Quelques jurisconsultes répondent par un principe que je ne saurais accepter. Ils font deux parts de la justice, la justice ordinaire et la justice administrative, et prétendent que la couronne n’a délégué que la première et a retenu à elle la seconde. Je comprends une telle prétention avec une royauté de droit divin, qui a octroyé au peuple des libertés et des garanties ; on peut dire qu’elle s’est réservé certaines attributions ; avec une royauté de droit écrit et de conditions débattues, ce système est inadmissible. La royauté ne délègue ni ne se réserve rien. Elle a les droits, elle exerce les pouvoirs que lui donne la charte : rien de plus, rien de moins. Il y a long-temps que la cognée a renversé le chêne de Vincennes, et, si l’on a des juges à Berlin, on n’en doit pas manquer en France. Ces argumens fondés sur des prérogatives royales, sur des droits inhérens à la couronne, indépendamment de la constitution du pays, sont d’un autre temps et d’un autre régime ; ils ne peuvent être invoqués sans anachronisme. Discutons avec les idées, les principes et les conditions générales de notre forme de gouvernement et de notre époque.

Or, en France, il n’y a pas de droit dépourvu de sanction. Pour ceux qui touchent à l’action du gouvernement, si une justice régulière n’est pas constituée, la responsabilité ministérielle y supplée. Le citoyen obtient toujours ou la garantie judiciaire ou la garantie politique, des juges institués pour reconnaître son droit et le faire respecter, ou des ministres responsables de sa violation devant les pouvoirs parlementaires. C’est un principe non contesté, et ceux qui ne veulent pas que le contentieux administratif soit soumis à une juridiction, entendent le placer sous l’abri de la responsabilité ministérielle.


La question, dans son expression la plus générale, consiste donc à savoir si le jugement du contentieux sera considéré comme étant dans le domaine de la responsabilité ministérielle ou dans celui d’une justice réglée.

Ainsi posée, elle est résolue par tous les principes de notre droit public.
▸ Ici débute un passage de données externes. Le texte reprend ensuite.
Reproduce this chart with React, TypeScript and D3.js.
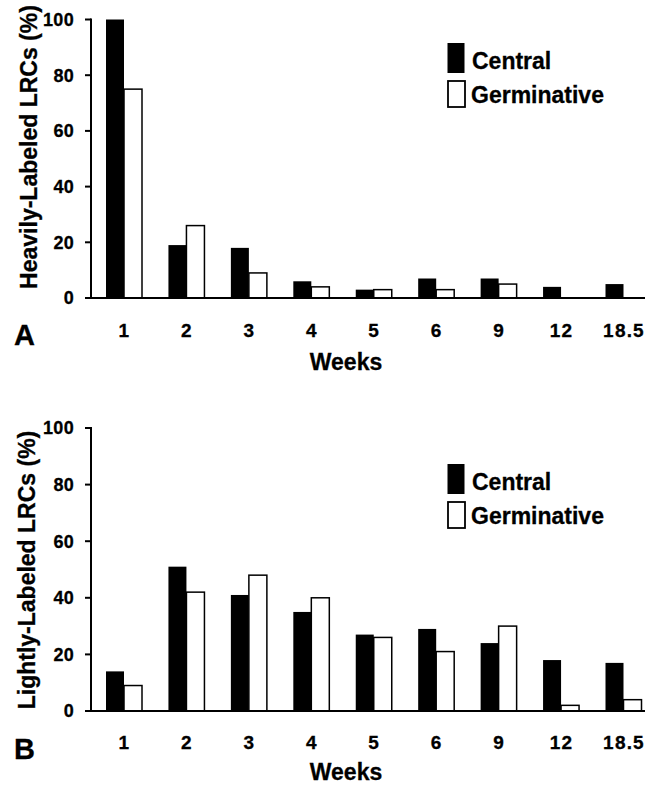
import React from 'react';
import * as d3 from 'd3';

const weeks = ['1', '2', '3', '4', '5', '6', '9', '12', '18.5'];
const seriesNames = ['Central', 'Germinative'];
const heavyCentral = [100, 19, 18, 6, 3, 7, 7, 4, 5];
const heavyGerminative = [75, 26, 9, 4, 3, 3, 5, 0, 0];
const lightCentral = [14, 51, 41, 35, 27, 29, 24, 18, 17];
const lightGerminative = [9, 42, 48, 40, 26, 21, 30, 2, 4];
const yTicks = [0, 20, 40, 60, 80, 100];

const FONT = '"Liberation Sans", Arial, sans-serif';
const W = 646;
const H = 786;

// layout of each panel (pixel positions only)
const panels = [
  { letter: 'A', title: 'Heavily-Labeled LRCs (%)', central: heavyCentral, germ: heavyGerminative,
    yTop: 19.5, yBase: 298, legendY: 43, tickY: 337, weeksY: 370, letterY: 345, labelY: 147, labelX: 37 },
  { letter: 'B', title: 'Lightly-Labeled LRCs (%)', central: lightCentral, germ: lightGerminative,
    yTop: 428, yBase: 711, legendY: 464, tickY: 749, weeksY: 780, letterY: 759, labelY: 570, labelX: 35 },
];

function Panel({ p }: { p: typeof panels[number] }) {
  const x = d3.scalePoint<string>().domain(weeks).range([124.5, 624]);
  const sub = d3.scaleBand<string>().domain(seriesNames).range([-18.5, 17.5]);
  const y = d3.scaleLinear().domain([0, 100]).range([p.yBase, p.yTop]);
  const axisX = 91;

  return (
    <g fontFamily={FONT} fontWeight="bold" fill="#000" stroke="none">
      {/* y label */}
      <text transform={`translate(${p.labelX},${p.labelY}) rotate(-90)`} textAnchor="middle" fontSize={23}
        stroke="#000" strokeWidth={0.3}>
        {p.title}
      </text>
      {/* bars */}
      {weeks.map((w, i) => {
        const vals = [p.central[i], p.germ[i]];
        return seriesNames.map((s, j) => {
          const v = vals[j];
          if (!v) return null;
          const x0 = (x(w) as number) + (sub(s) as number);
          const bw = sub.bandwidth();
          return (
            <rect key={w + s} x={x0} y={y(v)} width={bw} height={y(0) - y(v)}
              fill={j === 0 ? '#000' : '#fff'} stroke="#000" strokeWidth={j === 0 ? 0 : 1.5} />
          );
        });
      })}
      {/* y axis */}
      <line x1={axisX} x2={axisX} y1={y(100) - 1} y2={y(0)} stroke="#000" strokeWidth={2} />
      {yTicks.map((t) => (
        <g key={t}>
          <line x1={axisX - 6} x2={axisX} y1={y(t)} y2={y(t)} stroke="#000" strokeWidth={2} />
          <text x={74} y={y(t)} dy="0.36em" textAnchor="end" fontSize={18} letterSpacing={0.3}
            stroke="#000" strokeWidth={0.3}>{t}</text>
        </g>
      ))}
      {/* x axis */}
      <line x1={axisX - 6} x2={645} y1={y(0)} y2={y(0)} stroke="#000" strokeWidth={2.2} />
      {weeks.map((w) => (
        <text key={w} x={x(w)} y={p.tickY} textAnchor="middle" fontSize={19} letterSpacing={1.2}
          stroke="#000" strokeWidth={0.3}>{w}</text>
      ))}
      <text x={346} y={p.weeksY} textAnchor="middle" fontSize={23} stroke="#000" strokeWidth={0.3}>Weeks</text>
      <text x={14} y={p.letterY} fontSize={29} stroke="#000" strokeWidth={0.3}>{p.letter}</text>
      {/* legend */}
      <rect x={447.5} y={p.legendY} width={17} height={30} fill="#000" />
      <text x={472} y={p.legendY + 26} fontSize={23} stroke="#000" strokeWidth={0.3}>Central</text>
      <rect x={448} y={p.legendY + 38} width={17} height={26} fill="#fff" stroke="#000" strokeWidth={1.8} />
      <text x={471} y={p.legendY + 60} fontSize={23} stroke="#000" strokeWidth={0.3}>Germinative</text>
    </g>
  );
}

export default function App() {
  return (
    <svg width={W} height={H} style={{ position: 'absolute', left: 0, top: 0, background: '#fff' }}>
      {panels.map((p) => (
        <Panel key={p.letter} p={p} />
      ))}
    </svg>
  );
}
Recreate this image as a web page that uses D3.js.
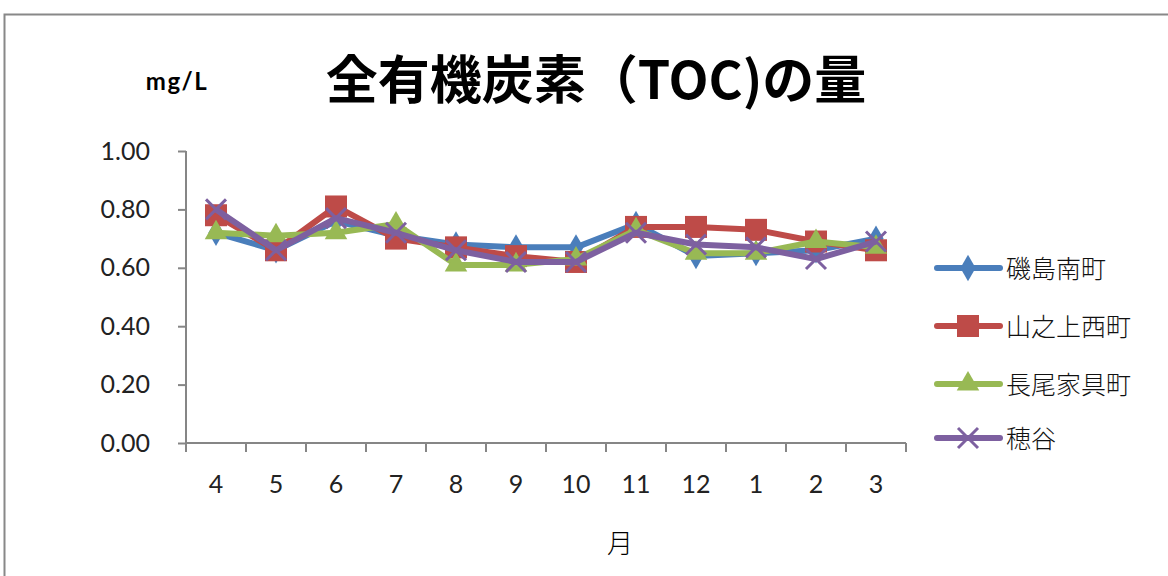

Toute difficulté qui donne lieu à l’examen du texte d’une loi ou d’une convention, à l’effet d’en déterminer le sens et d’en donner l’interprétation, non arbitraire et libre, mais formelle et doctrinale, doit être soumise à une juridiction.

Toute difficulté qui consiste à constater des faits pour les rapprocher d’une loi ou d’une convention doit être soumise à une juridiction.